App stores cause saasification
Yesterday I was editing a photo on my phone when I got hit with a prompt: $3.99/mo for premium features! It really feels like every software company and their mother wants to move to a subscription model these days. From a business standpoint, I get it: recurring revenue brings warm fuzzy feelings and is easier to sell to financiers. But as a customer it's incredibly annoying when the pricing doesn't match the value.
In this case, my thoughts ran through some usual tracks: Why should I pay a monthly fee for a photo editing app? They don't have any server or maintenance costs. All the work is done on my phone, and the photos live on my storage. And it's not like the software changes that often, only so many things you can do to a photo. But:
it's not like the software changes that often
... Is that actually true? Apple and Google are on a pretty regular (cough gratuitous) release cadence with their phones and corresponding OS SDKs. SDK updates always come with breaking changes, so developers either have to update or leave it broken (through no fault of theirs) and face a horde of angry existing users. Even absent any new features, that naturally causes churn and maintenance costs. Is it enough to justify a monthly fee? I'm honestly not sure.

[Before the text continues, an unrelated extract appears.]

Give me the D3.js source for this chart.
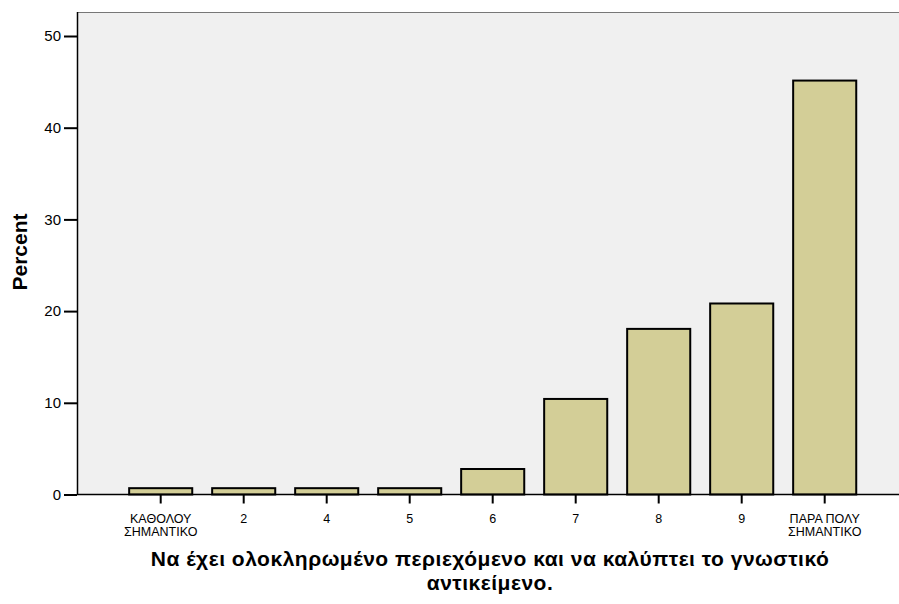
<!DOCTYPE html>
<html><head><meta charset="utf-8">
<script src="https://cdn.jsdelivr.net/npm/d3@7"></script>
<style>
html,body{margin:0;padding:0;background:#fff;}
svg{display:block;font-family:"Liberation Sans",Arial,sans-serif;}
</style></head>
<body>
<svg id="c" width="899" height="604"></svg>
<script>
const categories = [["ΚΑΘΟΛΟΥ","ΣΗΜΑΝΤΙΚΟ"],["2"],["4"],["5"],["6"],["7"],["8"],["9"],["ΠΑΡΑ ΠΟΛΥ","ΣΗΜΑΝΤΙΚΟ"]];
const percentValues = [0.69, 0.69, 0.69, 0.69, 2.78, 10.42, 18.06, 20.83, 45.14];
const yTicks = [0, 10, 20, 30, 40, 50];
const xTitleLines = ["Να έχει ολοκληρωμένο περιεχόμενο και να καλύπτει το γνωστικό", "αντικείμενο."];
const yTitle = "Percent";

const svg = d3.select("#c");
const plot = {left: 77, right: 899, top: 12, bottom: 494.5};
const keys = categories.map((c, i) => String(i));

const y = d3.scaleLinear().domain([0, 50]).range([plot.bottom, 36]);
const x = d3.scaleBand().domain(keys).range([119.2, 866.2]).paddingInner(0.24).paddingOuter(0.12);

// background
svg.append("rect").attr("x", plot.left).attr("y", plot.top)
  .attr("width", plot.right - plot.left).attr("height", plot.bottom - plot.top)
  .attr("fill", "#f0f0f0");
svg.append("line").attr("x1", plot.left).attr("x2", plot.right).attr("y1", plot.top + 0.5).attr("y2", plot.top + 0.5)
  .attr("stroke", "#777").attr("stroke-width", 1);

// bars
svg.append("g").selectAll("rect").data(percentValues).join("rect")
  .attr("x", (d, i) => x(keys[i]))
  .attr("y", d => y(d))
  .attr("width", x.bandwidth())
  .attr("height", d => y(0) - y(d))
  .attr("fill", "#d3ce97")
  .attr("stroke", "#000")
  .attr("stroke-width", 2);

// y axis
const yAxis = d3.axisLeft(y).tickValues(yTicks).tickSize(13).tickPadding(3).tickFormat(d3.format("d"));
const gy = svg.append("g").attr("transform", `translate(${plot.left},0)`).call(yAxis);
gy.select(".domain").remove();
gy.selectAll(".tick line").attr("stroke", "#000").attr("stroke-width", 2);
gy.selectAll(".tick text").attr("font-size", 15).attr("fill", "#000").attr("font-family", "Liberation Sans, Arial, sans-serif");
svg.append("line").attr("x1", plot.left + 0.5).attr("x2", plot.left + 0.5).attr("y1", plot.top).attr("y2", plot.bottom)
  .attr("stroke", "#000").attr("stroke-width", 1.5);

// x axis
const xAxis = d3.axisBottom(x).tickSize(9).tickFormat(() => "");
const gx = svg.append("g").attr("transform", `translate(0,${plot.bottom})`).call(xAxis);
gx.select(".domain").remove();
gx.selectAll(".tick line").attr("stroke", "#000").attr("stroke-width", 2);
svg.append("line").attr("x1", plot.left).attr("x2", plot.right).attr("y1", plot.bottom).attr("y2", plot.bottom)
  .attr("stroke", "#000").attr("stroke-width", 1.5);

gx.selectAll(".tick").each(function(d, i) {
  const t = d3.select(this).append("text").attr("fill", "#000").attr("font-size", 12.5)
    .attr("text-anchor", "middle").attr("font-family", "Liberation Sans, Arial, sans-serif");
  categories[i].forEach((line, j) => {
    t.append("tspan").attr("x", 0).attr("y", 28 + j * 13.5).text(line);
  });
});

// axis titles
svg.append("text").attr("transform", `translate(27,252) rotate(-90)`)
  .attr("text-anchor", "middle").attr("font-size", 21).attr("font-weight", "bold").attr("fill", "#000")
  .text(yTitle);
xTitleLines.forEach((l, j) => svg.append("text").attr("text-anchor", "middle")
  .attr("font-size", 21).attr("font-weight", "bold").attr("fill", "#000")
  .attr("letter-spacing", 0.5)
  .attr("x", 490).attr("y", 566 + j * 23.5).text(l));
</script>
</body></html>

This set of incentives has a second order effect: software bloat. If a developer needs to update the software and they need to charge users for it, then they might as well make it more palatable by adding new features. Thus even the smallest apps are doomed to bloat and an endless grind if they want to be sustainable to their makers. Conversely, a certain class of apps will never get made – at least, not without the acceptance that their useful life is completely at the big app stores' whims.
It's pretty annoying that this is the state of software and I don't have any suggestions for fixing it. Maybe just: don't hate the player, hate the game?